Pension Contributions for Public Employees Set to Rise Again

Comptroller Tom DiNapoli announced substantial increases in the amounts local governments and school districts must shell out next year to cover employee pensions. With little left to cut, property tax increases may be the only solution in some places.

Cash-strapped local governments looking for relief from burdensome state mandates will have to wait at least another couple of years.

State Comptroller Tom DiNapoli this week announced that pension contributions for government employees will once again rise significantly in the 2012-13 fiscal year, due largely to losses incurred during the near-crash of the stock market in 2008.

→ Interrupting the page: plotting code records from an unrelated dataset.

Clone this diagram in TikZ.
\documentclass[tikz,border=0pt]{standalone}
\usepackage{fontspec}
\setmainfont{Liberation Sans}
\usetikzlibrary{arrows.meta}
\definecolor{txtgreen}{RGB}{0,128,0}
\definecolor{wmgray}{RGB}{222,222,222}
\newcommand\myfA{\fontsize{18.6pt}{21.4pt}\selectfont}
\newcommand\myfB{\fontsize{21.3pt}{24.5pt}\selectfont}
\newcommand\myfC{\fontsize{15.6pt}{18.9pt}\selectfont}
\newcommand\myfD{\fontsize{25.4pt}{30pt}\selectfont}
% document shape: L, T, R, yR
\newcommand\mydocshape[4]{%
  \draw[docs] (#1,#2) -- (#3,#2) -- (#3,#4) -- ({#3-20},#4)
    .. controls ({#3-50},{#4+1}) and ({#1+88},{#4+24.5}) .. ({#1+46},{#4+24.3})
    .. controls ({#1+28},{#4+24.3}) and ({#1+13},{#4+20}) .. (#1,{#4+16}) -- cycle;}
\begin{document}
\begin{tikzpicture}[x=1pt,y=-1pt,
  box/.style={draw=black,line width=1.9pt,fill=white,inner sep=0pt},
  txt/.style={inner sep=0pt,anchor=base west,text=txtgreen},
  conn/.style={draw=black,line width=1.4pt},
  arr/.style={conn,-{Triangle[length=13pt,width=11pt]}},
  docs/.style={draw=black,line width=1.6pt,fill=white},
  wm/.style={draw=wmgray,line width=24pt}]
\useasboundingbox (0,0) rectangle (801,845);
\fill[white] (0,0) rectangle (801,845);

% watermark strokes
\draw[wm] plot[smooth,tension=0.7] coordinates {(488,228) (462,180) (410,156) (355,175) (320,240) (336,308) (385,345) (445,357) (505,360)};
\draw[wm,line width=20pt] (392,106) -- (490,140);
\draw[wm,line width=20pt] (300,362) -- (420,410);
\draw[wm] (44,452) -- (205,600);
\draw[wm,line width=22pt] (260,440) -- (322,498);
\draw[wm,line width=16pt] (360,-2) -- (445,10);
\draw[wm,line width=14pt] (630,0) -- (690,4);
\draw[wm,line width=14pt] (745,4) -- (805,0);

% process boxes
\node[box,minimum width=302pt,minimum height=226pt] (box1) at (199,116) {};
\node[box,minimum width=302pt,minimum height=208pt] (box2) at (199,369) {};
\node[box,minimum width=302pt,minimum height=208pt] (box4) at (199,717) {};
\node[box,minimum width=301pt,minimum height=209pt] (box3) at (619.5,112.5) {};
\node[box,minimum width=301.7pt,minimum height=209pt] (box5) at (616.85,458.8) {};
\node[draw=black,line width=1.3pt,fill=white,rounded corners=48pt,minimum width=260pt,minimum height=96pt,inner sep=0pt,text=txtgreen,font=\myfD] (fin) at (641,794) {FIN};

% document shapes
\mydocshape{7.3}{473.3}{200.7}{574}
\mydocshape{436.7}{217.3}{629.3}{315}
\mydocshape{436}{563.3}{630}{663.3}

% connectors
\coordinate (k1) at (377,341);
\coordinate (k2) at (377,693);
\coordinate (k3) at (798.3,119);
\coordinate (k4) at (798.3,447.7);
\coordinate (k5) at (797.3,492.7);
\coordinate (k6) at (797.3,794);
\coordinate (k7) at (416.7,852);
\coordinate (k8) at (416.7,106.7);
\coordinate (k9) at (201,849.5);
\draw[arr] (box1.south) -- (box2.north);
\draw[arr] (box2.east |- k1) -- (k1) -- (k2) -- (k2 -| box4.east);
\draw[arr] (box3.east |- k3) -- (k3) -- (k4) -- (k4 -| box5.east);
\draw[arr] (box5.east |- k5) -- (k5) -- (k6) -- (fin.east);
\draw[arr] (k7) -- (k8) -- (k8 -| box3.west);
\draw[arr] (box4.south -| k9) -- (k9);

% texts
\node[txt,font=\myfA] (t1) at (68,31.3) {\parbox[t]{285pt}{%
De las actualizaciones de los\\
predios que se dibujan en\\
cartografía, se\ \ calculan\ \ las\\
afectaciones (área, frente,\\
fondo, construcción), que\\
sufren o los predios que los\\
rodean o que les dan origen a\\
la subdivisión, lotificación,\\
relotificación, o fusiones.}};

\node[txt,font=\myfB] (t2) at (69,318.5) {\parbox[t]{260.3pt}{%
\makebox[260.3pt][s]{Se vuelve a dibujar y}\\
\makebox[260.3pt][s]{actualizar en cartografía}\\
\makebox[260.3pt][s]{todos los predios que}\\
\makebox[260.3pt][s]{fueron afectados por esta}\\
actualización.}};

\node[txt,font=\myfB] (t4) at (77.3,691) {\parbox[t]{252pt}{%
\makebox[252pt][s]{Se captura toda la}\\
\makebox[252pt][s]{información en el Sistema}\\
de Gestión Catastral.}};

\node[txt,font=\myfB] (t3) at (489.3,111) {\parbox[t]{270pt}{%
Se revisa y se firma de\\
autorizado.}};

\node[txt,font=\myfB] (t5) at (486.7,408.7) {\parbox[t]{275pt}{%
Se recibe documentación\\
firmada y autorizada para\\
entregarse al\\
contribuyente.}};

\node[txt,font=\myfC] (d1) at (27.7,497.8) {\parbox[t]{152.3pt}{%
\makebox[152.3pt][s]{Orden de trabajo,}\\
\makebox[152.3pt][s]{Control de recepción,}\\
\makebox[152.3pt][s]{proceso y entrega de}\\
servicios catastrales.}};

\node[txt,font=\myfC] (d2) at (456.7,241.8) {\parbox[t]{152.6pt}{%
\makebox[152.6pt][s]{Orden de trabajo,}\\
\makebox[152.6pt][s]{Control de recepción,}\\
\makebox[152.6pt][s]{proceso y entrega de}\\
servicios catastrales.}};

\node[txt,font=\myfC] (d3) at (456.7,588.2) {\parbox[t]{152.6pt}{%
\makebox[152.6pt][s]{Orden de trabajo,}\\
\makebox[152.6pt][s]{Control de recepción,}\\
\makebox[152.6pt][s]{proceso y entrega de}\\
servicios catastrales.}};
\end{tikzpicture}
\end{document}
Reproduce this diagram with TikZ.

"I remain confident that our long-term investment strategy will help us to weather this volatile economic environment," DiNapoli said in a statement, noting the pension increases are not as great as they were over the last two years.

State law requires shortfalls in the state's $146.5 billion pension fund to be made up by taxpayers, since pension payouts are guaranteed by the state constitution. Higher contributions for county and local governments mean potential service cuts and property tax increases for state residents, many of whom are unemployed or have otherwise been hammered by the recession.

According to DiNapoli, the average contribution rate will rise about 16 percent, with an average hike of 19 percent for police and firefighters. Rates rose by as much as 37 percent this year. The increases take effect in February.

Many local governments have already trimmed their budgets to the bone to cope with the lingering effects of the recession. Westchester County eliminated 10 percent of its workforce, while many school districts laid off teachers and curbed spending on equipment and towns and villages scrapped recreation programs and road paving, among other services. When there's nothing left to cut, property tax increases become the only feasible way to drum up the money.

Freshman Gov. Andrew Cuomo attempted to stop the bleeding this year by championing a two-percent cap on annual property tax increases, but the final version negotiated by state lawmakers included an exemption for pension increases that rise above two percent. About 0.6 percent of the salaries paid to municipal workers and school staff will be exempt next year, while more than two percent of police and fire salaries will slide through the loophole. In cities and larger towns and villages, that could amount to tens of thousands of dollars.

A report released last week by the Manhattan Institute for Policy Research, a think tank, found that New York's cities can expect to be disproportionately hit by the pension hikes because they employ more police officers and firefighters. E.J. McMahon, a senior fellow at the institute, said last week that more than three-quarters of next year's increases will be covered by the tax cap.

"This will add to existing strain on local budgets, which in turn should add to the pressure on state officials to enact meaningful mandate relief," McMahon said.

Cuomo is also seeking pension reform for new hires, with a package of proposals that he says will be a top priority next year. He wants to raise the retirement age from 62 to 65 and require employees to pay more for their health insurance.

Speaking to reporters at a ribbon-cutting ceremony on the first day of the State Fair last week, Cuomo said, essentially, enough is enough.

"When I was at this fair last year, I can't tell you how many people came up to me and said, I can't do it anymore. I just can't take it," he said.

Pushing those reforms through the legislature will likely be an uphill battle, as the state's largest public unions have already accepted historically austere five-year contracts that include three-year wage freezes, furloughs and increased health care contributions.

Public union leaders in New York and across the country have tried to frame the fiscal woes purely as short-term problems resulting from the recession, but many politicians, including the governors of New Jersey and Wisconsin, have laid blame at the feet of the unions and moved to curb collective-bargaining rights.